As such I'm re-proposing this RFC for inclusion in PHP 7:

     https://wiki.php.net/rfc/engine_exceptions_for_php7

The RFC text is essentially the same as previously, with the primary
difference being that parse errors are now converted to exceptions as well. This was previously not possible due to limitations in the compiler design.

Are E_WARNING, etc future scope?
I briefly looked the patch. It seems it covers only engine errors.
I suppose it's the scope of this RFC, though.
If API is made adoptable to modules for E_WARNING, etc, it would be
great.

Much though I'd love a more OO-approach to warnings, exceptions are not an appropriate mechanism for that.

A rule of thumb I rather like is that you should only throw an exception in a case where your best alternative, if it is not handled, is to call die(). Clearly, E_ERROR meets this standard, and E_WARNING does not.
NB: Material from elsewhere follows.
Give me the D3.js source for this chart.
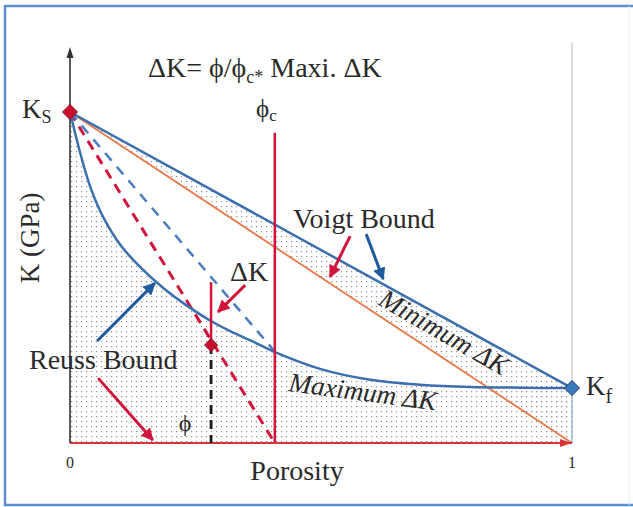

There has been much talk previously that "exceptions are great because they include full backtraces", but there's no reason a new type of warning object couldn't also include those, while retaining the key characteristic of the default behaviour being to carry on with some fallback value (an empty loop, a null variable, etc) rather than to die('Uncaught Warning Exception!').

Regards,


This RFC only mentions errors with object methods, so what impact would it have with procedural functions. For example, if fopen('nonexistantfile.txt') fails the return value is FALSE and an E_WARNING is generated, but it is difficult to trap the error message (it could be a permissions error, for example). Is there any plan to convert procedural functions to throw exceptions?